• RECORDS TO USE
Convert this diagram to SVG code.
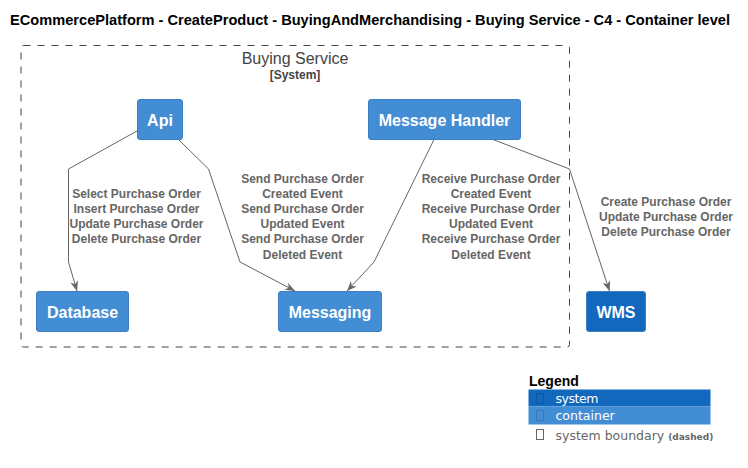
<svg xmlns="http://www.w3.org/2000/svg" width="748" height="468" viewBox="0 0 748 468">
<style>
.title{font-family:"Liberation Sans",Arial,sans-serif;font-weight:bold;font-size:14px;fill:#000}
.bt{font-family:"Liberation Sans",Arial,sans-serif;font-size:16px;fill:#444;text-anchor:middle}
.bs{font-family:"Liberation Sans",Arial,sans-serif;font-size:12px;font-weight:bold;fill:#444;text-anchor:middle}
.cont{fill:#438DD5;stroke:#3C7FC0;stroke-width:1}
.sys{fill:#1168BD;stroke:#3C7FC0;stroke-width:1}
.nt{font-family:"Liberation Sans",Arial,sans-serif;font-size:16px;font-weight:bold;fill:#FFF;text-anchor:middle}
.edge{fill:none;stroke:#666;stroke-width:1}
.el{font-family:"Liberation Sans",Arial,sans-serif;font-size:12px;font-weight:bold;fill:#666;text-anchor:middle}
.lg{font-family:"DejaVu Sans",sans-serif;font-size:12.5px}
</style>
<defs>
<marker id="arr" markerWidth="10" markerHeight="8" refX="10" refY="4" orient="auto" markerUnits="userSpaceOnUse">
<path d="M0,0 L10,4 L0,8 L3,4 Z" fill="#666"/>
</marker>
</defs>
<text class="title" x="10" y="25" textLength="720" lengthAdjust="spacingAndGlyphs">ECommercePlatform - CreateProduct - BuyingAndMerchandising - Buying Service - C4 - Container level</text>
<g id="boundary">
<rect x="21" y="45.5" width="548.5" height="301.5" rx="2.5" fill="none" stroke="#444" stroke-width="1" stroke-dasharray="7,7"/>
<text class="bt" x="295" y="64">Buying Service</text>
<text class="bs" x="295" y="79">[System]</text>
</g>
<g id="connectors">
<polyline class="edge" points="137,131 68.5,169 68.5,262 77,291" marker-end="url(#arr)"/>
<polyline class="edge" points="178.5,139.5 208.5,169 240,262 295,291" marker-end="url(#arr)"/>
<polyline class="edge" points="434,139.5 374,262 347,291" marker-end="url(#arr)"/>
<polyline class="edge" points="493,139.5 569.5,169 609.5,291" marker-end="url(#arr)"/>
<text class="el" x="136.5" y="197.5">Select Purchase Order</text>
<text class="el" x="136.5" y="212.5">Insert Purchase Order</text>
<text class="el" x="136.5" y="227.5">Update Purchase Order</text>
<text class="el" x="136.5" y="242.5">Delete Purchase Order</text>
<text class="el" x="302.5" y="182.5">Send Purchase Order</text>
<text class="el" x="302.5" y="197.5">Created Event</text>
<text class="el" x="302.5" y="212.5">Send Purchase Order</text>
<text class="el" x="302.5" y="227.5">Updated Event</text>
<text class="el" x="302.5" y="242.5">Send Purchase Order</text>
<text class="el" x="302.5" y="258.5">Deleted Event</text>
<text class="el" x="491" y="182.5">Receive Purchase Order</text>
<text class="el" x="491" y="197.5">Created Event</text>
<text class="el" x="491" y="212.5">Receive Purchase Order</text>
<text class="el" x="491" y="227.5">Updated Event</text>
<text class="el" x="491" y="242.5">Receive Purchase Order</text>
<text class="el" x="491" y="258.5">Deleted Event</text>
<text class="el" x="666" y="206">Create Purchase Order</text>
<text class="el" x="666" y="221">Update Purchase Order</text>
<text class="el" x="666" y="236">Delete Purchase Order</text>
</g>
<g id="api">
<rect class="cont" x="137.5" y="99.5" width="45" height="40" rx="2.5"/>
<text class="nt" x="160" y="125.5">Api</text>
</g>
<g id="message-handler">
<rect class="cont" x="368.5" y="99.5" width="152" height="40" rx="2.5"/>
<text class="nt" x="444.5" y="125.5">Message Handler</text>
</g>
<g id="database">
<rect class="cont" x="36.5" y="291.5" width="92" height="40" rx="2.5"/>
<text class="nt" x="82.5" y="317.5">Database</text>
</g>
<g id="messaging">
<rect class="cont" x="278.5" y="291.5" width="103" height="40" rx="2.5"/>
<text class="nt" x="330" y="317.5">Messaging</text>
</g>
<g id="wms">
<rect class="sys" x="586.5" y="291.5" width="59" height="40" rx="2.5"/>
<text class="nt" x="616" y="317.5">WMS</text>
</g>
<g id="legend">
<text class="title" x="529" y="386">Legend</text>
<rect x="528.5" y="389.5" width="182" height="17" fill="#1168BD"/>
<rect x="528.5" y="406.5" width="182" height="18" fill="#438DD5"/>
<rect x="536.5" y="393.5" width="7" height="10" fill="none" stroke="#000" stroke-opacity="0.15"/>
<rect x="536.5" y="410.5" width="7" height="10" fill="none" stroke="#000" stroke-opacity="0.15"/>
<rect x="536.5" y="429.5" width="7" height="10" fill="none" stroke="#666"/>
<text class="lg" x="555.5" y="403" fill="#FFF" textLength="43">system</text>
<text class="lg" x="555.5" y="420" fill="#FFF">container</text>
<text class="lg" x="555.5" y="439.5" fill="#666">system boundary <tspan font-size="9" font-weight="bold">(dashed)</tspan></text>
</g>
</svg>
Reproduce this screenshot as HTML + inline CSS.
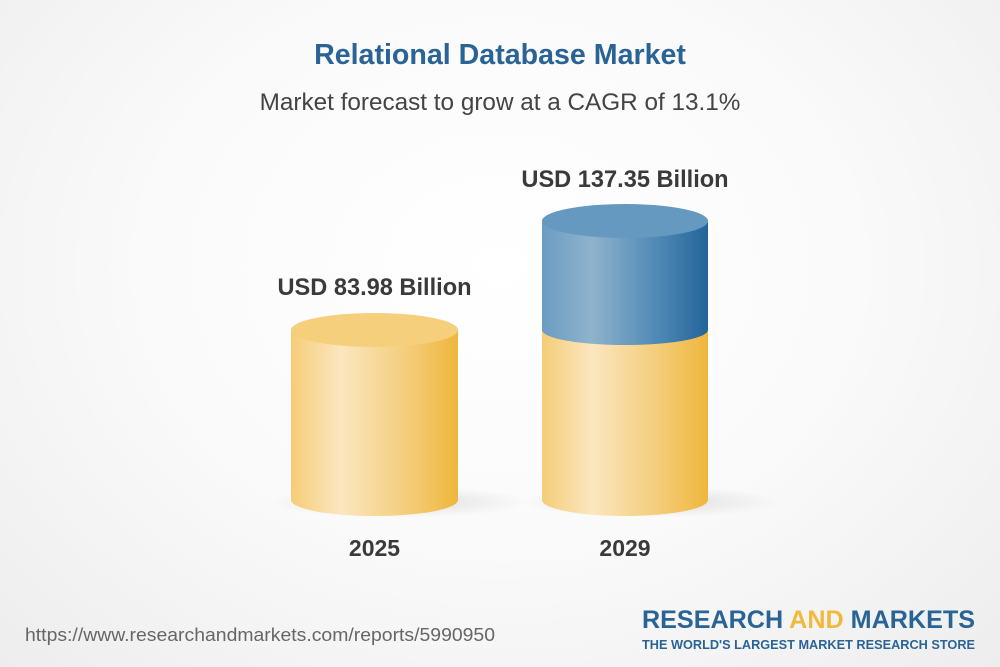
<!DOCTYPE html>
<html><head><style>
body{margin:0;width:1000px;height:667px;overflow:hidden;font-family:"Liberation Sans",sans-serif;}
.bg{position:absolute;left:0;top:0;width:1000px;height:667px;background:radial-gradient(ellipse at 50% 40%,#ffffff 0%,#fafafa 50%,#ededed 100%);}
.t{position:absolute;width:1000px;text-align:center;}
</style></head><body>
<div class="bg"></div>
<div class="t" style="top:39px;font-size:28.6px;font-weight:bold;color:#2a6496;">Relational Database Market</div>
<div class="t" style="top:89px;font-size:24.3px;color:#444;">Market forecast to grow at a CAGR of 13.1%</div>
<svg width="1000" height="667" style="position:absolute;left:0;top:0">
<defs>
<linearGradient id="y" x1="0" x2="1"><stop offset="0" stop-color="#f5cd78"/><stop offset="0.3" stop-color="#fbe6bf"/><stop offset="0.7" stop-color="#f4cd7a"/><stop offset="1" stop-color="#efb63c"/></linearGradient>
<linearGradient id="b" x1="0" x2="1"><stop offset="0" stop-color="#6b9cc2"/><stop offset="0.3" stop-color="#8fb3cc"/><stop offset="0.7" stop-color="#4f88b5"/><stop offset="1" stop-color="#23659a"/></linearGradient>
<radialGradient id="sh"><stop offset="0" stop-color="#000" stop-opacity="0.12"/><stop offset="1" stop-color="#000" stop-opacity="0"/></radialGradient>
</defs>
<ellipse cx="400" cy="502" rx="130" ry="16" fill="url(#sh)"/>
<ellipse cx="650" cy="502" rx="130" ry="16" fill="url(#sh)"/>
<path d="M291 330 L291 500 A83.5 16 0 0 0 458 500 L458 330 Z" fill="url(#y)"/>
<ellipse cx="374.5" cy="330" rx="83.5" ry="17" fill="#f6cf7c"/>
<path d="M542 330 L542 500 A83 16 0 0 0 708 500 L708 330 Z" fill="url(#y)"/>
<path d="M542 222 L542 330 A83 15 0 0 0 708 330 L708 222 Z" fill="url(#b)"/>
<ellipse cx="625" cy="221" rx="83" ry="17" fill="#6699bf"/>
<text x="374.5" y="295" text-anchor="middle" font-size="23.6" font-weight="bold" fill="#3a3a3a" font-family="Liberation Sans">USD 83.98 Billion</text>
<text x="625" y="187" text-anchor="middle" font-size="23.6" font-weight="bold" fill="#3a3a3a" font-family="Liberation Sans">USD 137.35 Billion</text>
<text x="374.5" y="556" text-anchor="middle" font-size="23" font-weight="bold" fill="#3a3a3a" font-family="Liberation Sans">2025</text>
<text x="625" y="556" text-anchor="middle" font-size="23" font-weight="bold" fill="#3a3a3a" font-family="Liberation Sans">2029</text>
<text x="25" y="641" font-size="18.5" fill="#666" font-family="Liberation Sans" textLength="470" lengthAdjust="spacingAndGlyphs">https://www.researchandmarkets.com/reports/5990950</text>
<text x="975" y="628" text-anchor="end" font-size="25" font-weight="bold" fill="#2a6496" font-family="Liberation Sans" textLength="333" lengthAdjust="spacingAndGlyphs">RESEARCH <tspan fill="#f0b93e">AND</tspan> MARKETS</text>
<text x="975" y="649" text-anchor="end" font-size="12.5" font-weight="bold" fill="#2a6496" font-family="Liberation Sans" textLength="333" lengthAdjust="spacingAndGlyphs">THE WORLD'S LARGEST MARKET RESEARCH STORE</text>
</svg>
</body></html>
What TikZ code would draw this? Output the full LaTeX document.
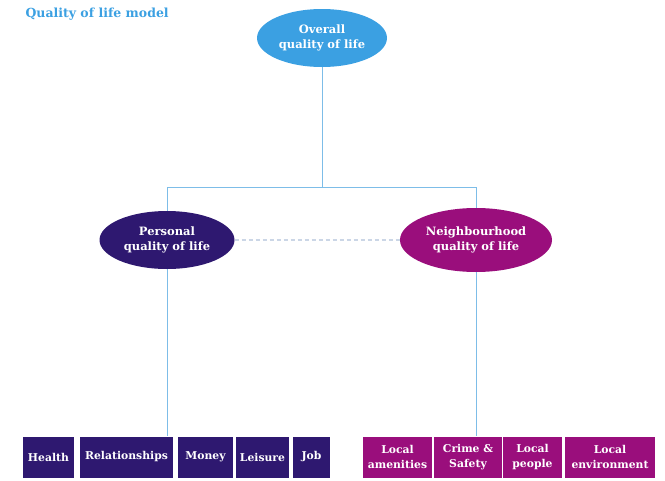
\documentclass[tikz,border=0pt]{standalone}
\usepackage{fontspec}
\setmainfont{DejaVu Serif}
\usetikzlibrary{shapes.geometric}
\definecolor{lblue}{HTML}{3BA0E2}
\definecolor{linecol}{HTML}{7DBDE8}
\definecolor{indigo}{HTML}{2E1870}
\definecolor{magen}{HTML}{9A0E7C}
\definecolor{dashcol}{HTML}{CBD6E6}
\begin{document}
\begin{tikzpicture}[x=1pt,y=-1pt,
  oval/.style={ellipse,inner sep=0pt,text=white,font=\fontsize{11.5}{15.5}\selectfont\bfseries,align=center},
  cat/.style={rectangle,inner sep=0pt,minimum height=41pt,text=white,font=\fontsize{10.8}{15.5}\selectfont\bfseries,align=center},
  pbox/.style={cat,fill=indigo},
  nbox/.style={cat,fill=magen},
  conn/.style={draw=linecol,line width=0.9pt}]
\useasboundingbox (0,0) rectangle (665,480);
\node[anchor=west,text=lblue,font=\fontsize{12.5}{14}\selectfont\bfseries] (title) at (22,14) {Quality of life model};
\node[oval,fill=lblue,minimum width=130pt,minimum height=58pt] (top) at (322,38) {Overall\\quality of life};
\node[oval,fill=indigo,minimum width=135pt,minimum height=58pt] (pers) at (167,240) {Personal\\quality of life};
\node[oval,fill=magen,minimum width=152pt,minimum height=64pt] (neigh) at (476,240) {Neighbourhood\\quality of life};
\coordinate (j) at (322,187);
% boxes
\node[pbox,minimum width=51pt] (health) at (48.5,457) {Health};
\node[pbox,minimum width=93pt] (rel) at (126.5,457) {Relationships};
\node[pbox,minimum width=55pt] (money) at (205.5,457) {Money};
\node[pbox,minimum width=53pt] (leis) at (262.5,457) {Leisure};
\node[pbox,minimum width=37pt] (job) at (311.5,457) {Job};
\node[nbox,minimum width=69pt] (amen) at (397.5,457) {Local\\amenities};
\node[nbox,minimum width=68pt] (crime) at (468,457) {Crime \&\\Safety};
\node[nbox,minimum width=59pt] (people) at (532.5,457) {Local\\people};
\node[nbox,minimum width=90pt] (env) at (610,457) {Local\\environment};
% connectors
\draw[conn] (top.south) -- (j);
\draw[conn] (pers.north) |- (j);
\draw[conn] (neigh.north) |- (j);
\draw[conn] (pers.south) -- (pers.south |- rel.north);
\draw[conn] (neigh.south) -- (neigh.south |- crime.north);
\draw[draw=dashcol,line width=1.2pt,dash pattern=on 4pt off 3pt] (pers.east) -- (neigh.west);
\end{tikzpicture}
\end{document}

• TASK DETAILS
Where a line above contains the string "draw", copy that line.

• EXPECTED ANSWER
What TikZ code would draw this? Output the full LaTeX document.
  conn/.style={draw=linecol,line width=0.9pt}]
\draw[conn] (top.south) -- (j);
\draw[conn] (pers.north) |- (j);
\draw[conn] (neigh.north) |- (j);
\draw[conn] (pers.south) -- (pers.south |- rel.north);
\draw[conn] (neigh.south) -- (neigh.south |- crime.north);
\draw[draw=dashcol,line width=1.2pt,dash pattern=on 4pt off 3pt] (pers.east) -- (neigh.west);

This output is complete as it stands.